L’ipotesi della simulazione non è una novità assoluta del nostro tempo, ma affonda le sue radici in alcune religioni orientali, che considerano questo universo māyā (illusione) e l’uomo intrappolato nel samsāra (ciclo delle vite). Concetto ripreso molti secoli dopo dal filosofo tedesco Arthur Schopenauer nel suo saggio Il mondo come volontà e rappresentazione, che tanto ha influenzato il pensiero filosofico del ventesimo secolo. Già nel Mito della caverna Platone operava di fatto una netta separazione tra le idee (la verità) e la loro proiezione (il mondo concreto che è solo doxa, opinione).

 

Ma è nella modernità che cosmologia e fisica quantistica hanno messo il turbo all’ipotesi della simulazione. L’assunto che l’universo si sia originato dal nulla grazie al big bang, una singolarità al di fuori dello spazio-tempo, e la scoperta che materia ed energia sono ultimamente costituite da “pacchetti” ben definibili (i quanti), consegnano a detta di alcuni un universo teoricamente calcolabile e dunque compatibile con una natura digitale.
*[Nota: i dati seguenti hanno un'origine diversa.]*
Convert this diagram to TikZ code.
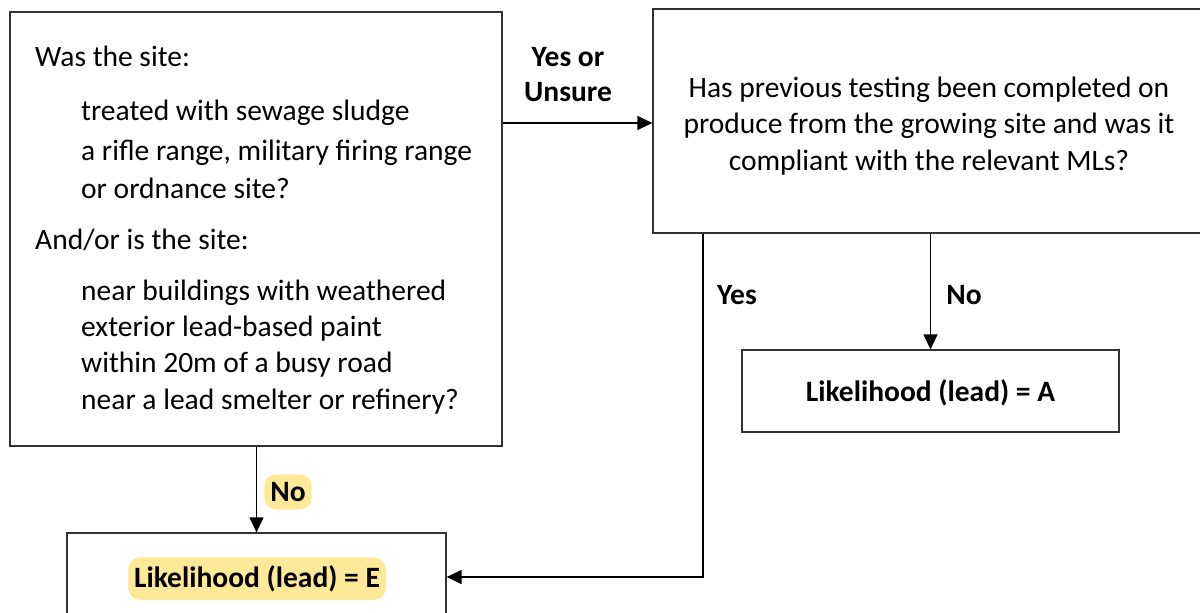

Secondo questa visione, esiste dunque la concreta possibilità che l’umanità sia protagonista di un enorme, collettivo videogame.

 

Il filosofo svedese Nick Bostrom, docente all’Università di Oxford e direttore del Future of Humanity Institute, è considerato un luminare in questo campo. Nel suo paper Are you living in a computer simulation? finisce per riconoscere l’esistenza di tre ipotesi, almeno una delle quali vera: l’umanità si estinguerà prima di aver raggiunto un livello tecnologico talmente avanzato in grado di creare realtà simulate; nessuna civiltà che pure sia in grado di farlo creerà in futuro simulazioni della realtà; tutti noi stiamo già vivendo una simulazione. Poste le prime due ipotesi come false, rimane valida solo la terza. Forse solo qualche decennio fa Bostrom sarebbe stato considerato un folle: oggi invece si è guadagnato numerosi seguaci. Uno dei più illustri è sicuramente Elon Musk, che a più riprese ha ammesso pubblicamente di credere che la possibilità che l’umanità stia vivendo la vera realtà anziché una simulazione è di “una su miliardi”. Prendendo spunto dal lavoro di Bostrom il professor Silas Beane dell’Università di Washington ha provato a dimostrare col metodo matematico l’esistenza di una realtà simulata, e pur non giungendo ad una conclusione definitiva i suoi studi lasciano sostanzialmente aperta questa eventualità. Gli effetti di questo cambio di mentalità iniziano ad intravedersi anche nei campi che presentano maggiori implicazioni pratiche come la finanza. Lo scorso anno Bank of America ha inviato ad alcuni clienti una nota corredata da un’infografica nella quale spiegava che «è plausibile che grazie agli sviluppi nel campo dell’intelligenza artificiale, della realtà virtuale e della capacità di calcolo, i membri di una civiltà futura abbiano deciso di creare una simulazione dei propri antenati».

 

Tutta fantasia? Probabile. Di sicuro c’è solo che ci ritroviamo lontani anni luce dal pragmatico e confortante realismo tomista dell’adaequatio rei et intellectus su cui poggiano sette secoli di filosofia occidentale. Visti i risvolti inquietanti forse è meglio lasciar perdere la tana del Bianconiglio, prendere la pillola blu e “fine della storia”?